Ein Jahr später gelang es mehreren Milizen mit US-Unterstützung, dem IS sein Territorium wieder abzunehmen. Die Terrorgruppe wurde jedoch nicht geschlagen, sondern kämpfte im Untergrund weiter, mit Anschlägen und Entführungen. Je tiefer Libyen nun wieder im Bürgerkriegschaos versinkt, desto einfacher ist es für den IS, Boden gut zu machen und seine Machtstrukturen wieder auszubauen - die Terrorgefahr steigt damit.
Das Chaos in Libyen, die fehlende Staatsmacht und Kontrolle ermöglichen Kriminellen Geschäfte selbst mit Menschen. Flüchtlinge aus anderen afrikanischen Staaten, die über Libyen nach Europa kommen wollen, werden abgefangen und von Menschenhändlern als Arbeitssklaven verkauft. Kriminelle Schleuser schicken zahlende Flüchtlinge in untauglichen Booten aufs Mittelmeer. Viele der Boote stellt die libysche Küstenwache und bringt die Flüchtlinge zurück an Land, wo sie in Lagern unter unmenschlichen Bedingungen eingesperrt werden. Die EU kooperiert mit der libyschen Küstenwache und erntet dafür harsche Kritik von Menschenrechtsorganisationen. Europa braucht in Libyen eine verlässliche Regierung, mit der die EU in Migrationsfragen zusammenarbeiten kann.
Warum ist es so schwierig, den libyschen Bürgerkrieg zu beenden?
Ähnlich wie in Syrien hat sich der Bürgerkrieg in Libyen zu einem Stellvertreterkrieg ausgeweitet, in dem viele Regionalmächte und sogar EU-Staaten ihre Strippen ziehen. Haftar bekommt Unterstützung von Ägypten, Saudi-Arabien, den Vereinigen Arabischen Emiraten, aber auch von Frankreich. Russische Söldner kämpfen auf seiner Seite, die aber laut Präsident Wladimir Putin nicht von der Regierung entsandt wurden. Man kann jedoch davon ausgehen, dass er ihren Einsatz zumindest billigt.
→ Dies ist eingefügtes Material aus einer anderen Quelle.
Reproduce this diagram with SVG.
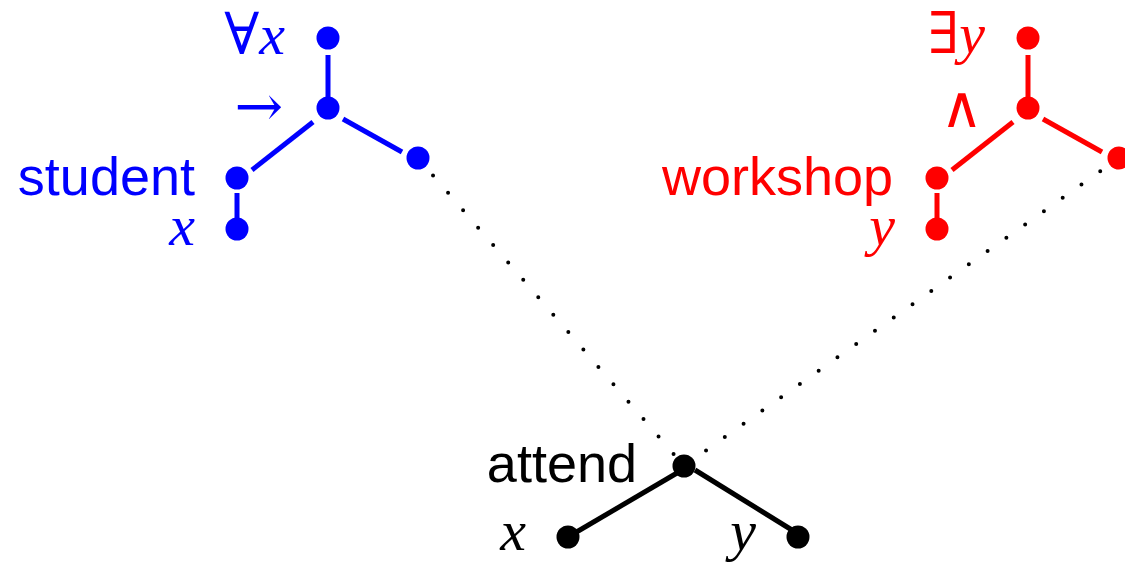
<svg xmlns="http://www.w3.org/2000/svg" width="1125" height="564" viewBox="0 0 1125 564">
<style>
.sans{font-family:"Liberation Sans",Arial,sans-serif;font-size:54px}
.math{font-family:"Liberation Serif","Times New Roman",serif;font-size:58px}
.sym{font-family:"DejaVu Serif",serif;font-style:normal}
.it{font-style:italic}
.blue{fill:#0000ff}
.red{fill:#ff0000}
.blk{fill:#000}
.lb{stroke:#0000ff;stroke-width:5;fill:none}
.lr{stroke:#ff0000;stroke-width:5;fill:none}
.lk{stroke:#000;stroke-width:5;fill:none}
.dot{stroke:#000;stroke-width:4;stroke-linecap:round;stroke-dasharray:0 23;fill:none}
</style>
<rect width="1125" height="564" fill="#fff"/>
<g id="connectors">
  <line class="dot" x1="418" y1="158" x2="684" y2="466"/>
  <line class="dot" x1="1119" y1="158" x2="684" y2="466"/>
  <line class="lb" x1="328" y1="55" x2="328" y2="98"/>
  <line class="lb" x1="313" y1="122" x2="252" y2="170"/>
  <line class="lb" x1="343" y1="119" x2="402" y2="152"/>
  <line class="lb" x1="237" y1="193" x2="237" y2="220"/>
  <line class="lr" x1="1028" y1="55" x2="1028" y2="98"/>
  <line class="lr" x1="1013" y1="122" x2="952" y2="170"/>
  <line class="lr" x1="1043" y1="119" x2="1102" y2="152"/>
  <line class="lr" x1="937" y1="193" x2="937" y2="220"/>
  <line class="lk" x1="677" y1="473" x2="568" y2="537"/>
  <line class="lk" x1="695" y1="470" x2="800" y2="535"/>
</g>
<g id="forall"><circle class="blue" cx="328" cy="38" r="11.5"/><text class="math blue" x="285" y="54" text-anchor="end"><tspan class="sym">∀</tspan><tspan class="it">x</tspan></text></g>
<g id="implies"><circle class="blue" cx="328" cy="108" r="11.5"/><text class="math sym blue" x="283" y="126" text-anchor="end" font-size="64">→</text></g>
<g id="student"><circle class="blue" cx="237" cy="178" r="11.5"/><text class="sans blue" x="195" y="195" text-anchor="end">student</text></g>
<g id="student-x"><circle class="blue" cx="237" cy="229" r="11.5"/><text class="math it blue" x="195" y="245" text-anchor="end">x</text></g>
<g id="implies-right"><circle class="blue" cx="418" cy="158" r="11.5"/></g>
<g id="exists"><circle class="red" cx="1028" cy="38" r="11.5"/><text class="math red" x="985" y="53" text-anchor="end"><tspan class="sym">∃</tspan><tspan class="it">y</tspan></text></g>
<g id="and"><circle class="red" cx="1028" cy="108" r="11.5"/><text class="math sym red" x="983" y="127" text-anchor="end">∧</text></g>
<g id="workshop"><circle class="red" cx="937" cy="178" r="11.5"/><text class="sans red" x="893" y="195" text-anchor="end">workshop</text></g>
<g id="workshop-y"><circle class="red" cx="937" cy="229" r="11.5"/><text class="math it red" x="895" y="245" text-anchor="end">y</text></g>
<g id="and-right"><circle class="red" cx="1119" cy="158" r="11.5"/></g>
<g id="attend"><circle class="blk" cx="684" cy="466" r="11.5"/><text class="sans blk" x="637" y="482" text-anchor="end">attend</text></g>
<g id="attend-x"><circle class="blk" cx="568" cy="537" r="11.5"/><text class="math it blk" x="526" y="550" text-anchor="end">x</text></g>
<g id="attend-y"><circle class="blk" cx="798" cy="537" r="11.5"/><text class="math it blk" x="756" y="550" text-anchor="end">y</text></g>
</svg>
Al-Sarradsch konnte bislang auf Katar und die Türkei setzen, wurde aber auch von Italien mit Waffen versorgt. Der türkische Präsident Recep Tayyip Erdogan hat dem libyschen Ministerpräsidenten mittlerweile Soldaten und Söldner geschickt. Er steht offen hinter dieser Entscheidung, da ihn Al-Sarradsch um Unterstützung gebeten habe und dessen Regierung ja international anerkannt ist.
Hier liegt eine der größten Hürden für den in Berlin verabschiedeten Friedensplan: Zwar haben sich die Staatschefs auf die Verpflichtung geeinigt, sich "nicht in den bewaffneten Konflikt in Libyen und in die inneren Angelegenheiten Libyens einzumischen". Verstöße dagegen soll der UN-Sicherheitsrat mit Sanktionen ahnden. Wenn jedoch Putin beteuert, mit den Söldnern nichts zu tun zu haben oder Erdogan sich auf das Hilfeersuchen der Regierung beruft, wäre es schwierig, in solch einem Fall zu sanktionieren.
Das Waffenembargo - ein weiterer Punkt des Berliner Friedensplans - gibt es schon seit 2011, und es wurde in der Vergangenheit regelmäßig unterlaufen, sogar von EU-Staaten. Entscheidend wird also sein, ob die Staatschefs selbst den Willen haben, an Frieden in Libyen mitzuwirken. Anders gesagt: Ob sie das, worauf sie sich in Berlin geeinigt haben, wirklich ernst meinen.